----- Source excerpt

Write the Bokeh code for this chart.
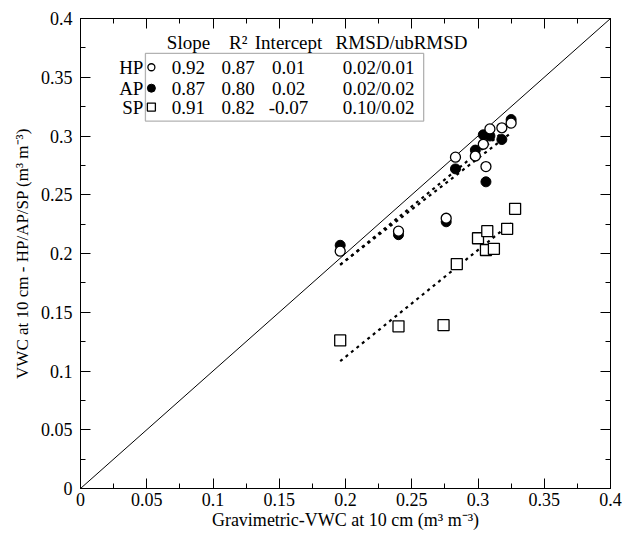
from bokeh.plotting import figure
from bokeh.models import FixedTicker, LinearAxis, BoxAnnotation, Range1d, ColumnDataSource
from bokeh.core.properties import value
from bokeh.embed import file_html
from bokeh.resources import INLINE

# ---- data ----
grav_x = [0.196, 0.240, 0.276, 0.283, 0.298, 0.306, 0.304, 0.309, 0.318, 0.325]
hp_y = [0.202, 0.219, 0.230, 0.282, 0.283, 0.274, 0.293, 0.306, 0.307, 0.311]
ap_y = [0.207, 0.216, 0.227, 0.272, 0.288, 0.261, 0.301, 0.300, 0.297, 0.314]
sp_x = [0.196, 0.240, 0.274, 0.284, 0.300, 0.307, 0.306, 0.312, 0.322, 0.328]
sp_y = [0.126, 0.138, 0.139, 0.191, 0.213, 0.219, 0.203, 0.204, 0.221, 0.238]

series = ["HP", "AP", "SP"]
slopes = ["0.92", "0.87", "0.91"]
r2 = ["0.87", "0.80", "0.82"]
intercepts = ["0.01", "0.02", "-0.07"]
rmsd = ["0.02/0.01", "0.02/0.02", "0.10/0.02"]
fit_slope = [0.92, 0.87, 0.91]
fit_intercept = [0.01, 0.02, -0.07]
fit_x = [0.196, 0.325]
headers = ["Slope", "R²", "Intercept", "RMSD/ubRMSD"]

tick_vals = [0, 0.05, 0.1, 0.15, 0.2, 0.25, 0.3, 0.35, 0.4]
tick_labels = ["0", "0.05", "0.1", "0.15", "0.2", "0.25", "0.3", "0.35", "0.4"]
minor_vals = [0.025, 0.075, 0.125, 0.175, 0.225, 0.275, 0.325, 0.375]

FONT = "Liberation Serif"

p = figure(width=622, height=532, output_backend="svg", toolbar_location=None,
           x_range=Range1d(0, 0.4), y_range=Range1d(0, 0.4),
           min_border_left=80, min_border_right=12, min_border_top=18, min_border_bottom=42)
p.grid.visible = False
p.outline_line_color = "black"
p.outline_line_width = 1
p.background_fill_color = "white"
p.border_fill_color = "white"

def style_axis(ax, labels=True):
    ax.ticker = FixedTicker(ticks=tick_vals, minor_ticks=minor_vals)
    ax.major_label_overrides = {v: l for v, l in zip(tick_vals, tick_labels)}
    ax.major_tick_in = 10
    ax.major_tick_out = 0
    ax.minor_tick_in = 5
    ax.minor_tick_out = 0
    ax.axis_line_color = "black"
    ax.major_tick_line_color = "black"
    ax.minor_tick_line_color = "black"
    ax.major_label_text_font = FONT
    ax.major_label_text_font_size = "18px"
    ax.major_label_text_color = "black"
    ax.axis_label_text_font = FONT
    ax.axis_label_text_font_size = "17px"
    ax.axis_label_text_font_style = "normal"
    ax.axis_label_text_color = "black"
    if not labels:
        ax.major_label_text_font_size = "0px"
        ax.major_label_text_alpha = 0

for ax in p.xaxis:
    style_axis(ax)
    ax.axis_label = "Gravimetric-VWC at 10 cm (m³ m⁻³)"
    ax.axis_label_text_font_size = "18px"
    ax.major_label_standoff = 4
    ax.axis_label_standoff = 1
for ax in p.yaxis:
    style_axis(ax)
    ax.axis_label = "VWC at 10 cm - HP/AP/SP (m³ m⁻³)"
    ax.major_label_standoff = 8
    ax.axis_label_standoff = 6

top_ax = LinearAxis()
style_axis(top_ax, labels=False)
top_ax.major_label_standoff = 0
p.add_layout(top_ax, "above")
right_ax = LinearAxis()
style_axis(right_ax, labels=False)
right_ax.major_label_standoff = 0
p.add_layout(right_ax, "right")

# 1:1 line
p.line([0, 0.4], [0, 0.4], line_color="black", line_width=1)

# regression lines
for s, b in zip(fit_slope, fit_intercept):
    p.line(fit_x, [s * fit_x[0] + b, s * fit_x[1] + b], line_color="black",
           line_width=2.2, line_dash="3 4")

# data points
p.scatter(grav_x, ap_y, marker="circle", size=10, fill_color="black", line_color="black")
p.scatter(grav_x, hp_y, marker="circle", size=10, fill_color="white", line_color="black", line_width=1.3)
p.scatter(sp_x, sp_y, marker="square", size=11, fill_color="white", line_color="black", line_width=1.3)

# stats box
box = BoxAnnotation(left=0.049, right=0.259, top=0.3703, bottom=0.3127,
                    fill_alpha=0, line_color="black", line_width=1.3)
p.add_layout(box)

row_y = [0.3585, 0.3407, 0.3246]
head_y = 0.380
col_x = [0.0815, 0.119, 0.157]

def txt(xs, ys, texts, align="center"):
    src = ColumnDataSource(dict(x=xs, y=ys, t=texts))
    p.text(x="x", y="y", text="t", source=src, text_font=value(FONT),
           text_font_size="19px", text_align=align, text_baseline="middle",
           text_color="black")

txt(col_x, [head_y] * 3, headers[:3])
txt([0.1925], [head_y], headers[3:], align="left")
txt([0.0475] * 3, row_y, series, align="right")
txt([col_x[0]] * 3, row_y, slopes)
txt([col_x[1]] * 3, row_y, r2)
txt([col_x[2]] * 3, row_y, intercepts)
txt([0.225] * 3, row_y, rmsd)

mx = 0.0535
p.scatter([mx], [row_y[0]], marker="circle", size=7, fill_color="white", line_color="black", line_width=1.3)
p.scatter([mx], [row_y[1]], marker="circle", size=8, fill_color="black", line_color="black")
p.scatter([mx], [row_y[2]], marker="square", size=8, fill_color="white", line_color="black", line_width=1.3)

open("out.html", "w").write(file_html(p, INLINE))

----------

(Problem to work on)
Leave out the pictures and give the listing above again exactly.

(Final answer)
Write the Bokeh code for this chart.
from bokeh.plotting import figure
from bokeh.models import FixedTicker, LinearAxis, BoxAnnotation, Range1d, ColumnDataSource
from bokeh.core.properties import value
from bokeh.embed import file_html
from bokeh.resources import INLINE

# ---- data ----
grav_x = [0.196, 0.240, 0.276, 0.283, 0.298, 0.306, 0.304, 0.309, 0.318, 0.325]
hp_y = [0.202, 0.219, 0.230, 0.282, 0.283, 0.274, 0.293, 0.306, 0.307, 0.311]
ap_y = [0.207, 0.216, 0.227, 0.272, 0.288, 0.261, 0.301, 0.300, 0.297, 0.314]
sp_x = [0.196, 0.240, 0.274, 0.284, 0.300, 0.307, 0.306, 0.312, 0.322, 0.328]
sp_y = [0.126, 0.138, 0.139, 0.191, 0.213, 0.219, 0.203, 0.204, 0.221, 0.238]

series = ["HP", "AP", "SP"]
slopes = ["0.92", "0.87", "0.91"]
r2 = ["0.87", "0.80", "0.82"]
intercepts = ["0.01", "0.02", "-0.07"]
rmsd = ["0.02/0.01", "0.02/0.02", "0.10/0.02"]
fit_slope = [0.92, 0.87, 0.91]
fit_intercept = [0.01, 0.02, -0.07]
fit_x = [0.196, 0.325]
headers = ["Slope", "R²", "Intercept", "RMSD/ubRMSD"]

tick_vals = [0, 0.05, 0.1, 0.15, 0.2, 0.25, 0.3, 0.35, 0.4]
tick_labels = ["0", "0.05", "0.1", "0.15", "0.2", "0.25", "0.3", "0.35", "0.4"]
minor_vals = [0.025, 0.075, 0.125, 0.175, 0.225, 0.275, 0.325, 0.375]

FONT = "Liberation Serif"

p = figure(width=622, height=532, output_backend="svg", toolbar_location=None,
           x_range=Range1d(0, 0.4), y_range=Range1d(0, 0.4),
           min_border_left=80, min_border_right=12, min_border_top=18, min_border_bottom=42)
p.grid.visible = False
p.outline_line_color = "black"
p.outline_line_width = 1
p.background_fill_color = "white"
p.border_fill_color = "white"

def style_axis(ax, labels=True):
    ax.ticker = FixedTicker(ticks=tick_vals, minor_ticks=minor_vals)
    ax.major_label_overrides = {v: l for v, l in zip(tick_vals, tick_labels)}
    ax.major_tick_in = 10
    ax.major_tick_out = 0
    ax.minor_tick_in = 5
    ax.minor_tick_out = 0
    ax.axis_line_color = "black"
    ax.major_tick_line_color = "black"
    ax.minor_tick_line_color = "black"
    ax.major_label_text_font = FONT
    ax.major_label_text_font_size = "18px"
    ax.major_label_text_color = "black"
    ax.axis_label_text_font = FONT
    ax.axis_label_text_font_size = "17px"
    ax.axis_label_text_font_style = "normal"
    ax.axis_label_text_color = "black"
    if not labels:
        ax.major_label_text_font_size = "0px"
        ax.major_label_text_alpha = 0

for ax in p.xaxis:
    style_axis(ax)
    ax.axis_label = "Gravimetric-VWC at 10 cm (m³ m⁻³)"
    ax.axis_label_text_font_size = "18px"
    ax.major_label_standoff = 4
    ax.axis_label_standoff = 1
for ax in p.yaxis:
    style_axis(ax)
    ax.axis_label = "VWC at 10 cm - HP/AP/SP (m³ m⁻³)"
    ax.major_label_standoff = 8
    ax.axis_label_standoff = 6

top_ax = LinearAxis()
style_axis(top_ax, labels=False)
top_ax.major_label_standoff = 0
p.add_layout(top_ax, "above")
right_ax = LinearAxis()
style_axis(right_ax, labels=False)
right_ax.major_label_standoff = 0
p.add_layout(right_ax, "right")

# 1:1 line
p.line([0, 0.4], [0, 0.4], line_color="black", line_width=1)

# regression lines
for s, b in zip(fit_slope, fit_intercept):
    p.line(fit_x, [s * fit_x[0] + b, s * fit_x[1] + b], line_color="black",
           line_width=2.2, line_dash="3 4")

# data points
p.scatter(grav_x, ap_y, marker="circle", size=10, fill_color="black", line_color="black")
p.scatter(grav_x, hp_y, marker="circle", size=10, fill_color="white", line_color="black", line_width=1.3)
p.scatter(sp_x, sp_y, marker="square", size=11, fill_color="white", line_color="black", line_width=1.3)

# stats box
box = BoxAnnotation(left=0.049, right=0.259, top=0.3703, bottom=0.3127,
                    fill_alpha=0, line_color="black", line_width=1.3)
p.add_layout(box)

row_y = [0.3585, 0.3407, 0.3246]
head_y = 0.380
col_x = [0.0815, 0.119, 0.157]

def txt(xs, ys, texts, align="center"):
    src = ColumnDataSource(dict(x=xs, y=ys, t=texts))
    p.text(x="x", y="y", text="t", source=src, text_font=value(FONT),
           text_font_size="19px", text_align=align, text_baseline="middle",
           text_color="black")

txt(col_x, [head_y] * 3, headers[:3])
txt([0.1925], [head_y], headers[3:], align="left")
txt([0.0475] * 3, row_y, series, align="right")
txt([col_x[0]] * 3, row_y, slopes)
txt([col_x[1]] * 3, row_y, r2)
txt([col_x[2]] * 3, row_y, intercepts)
txt([0.225] * 3, row_y, rmsd)

mx = 0.0535
p.scatter([mx], [row_y[0]], marker="circle", size=7, fill_color="white", line_color="black", line_width=1.3)
p.scatter([mx], [row_y[1]], marker="circle", size=8, fill_color="black", line_color="black")
p.scatter([mx], [row_y[2]], marker="square", size=8, fill_color="white", line_color="black", line_width=1.3)

open("out.html", "w").write(file_html(p, INLINE))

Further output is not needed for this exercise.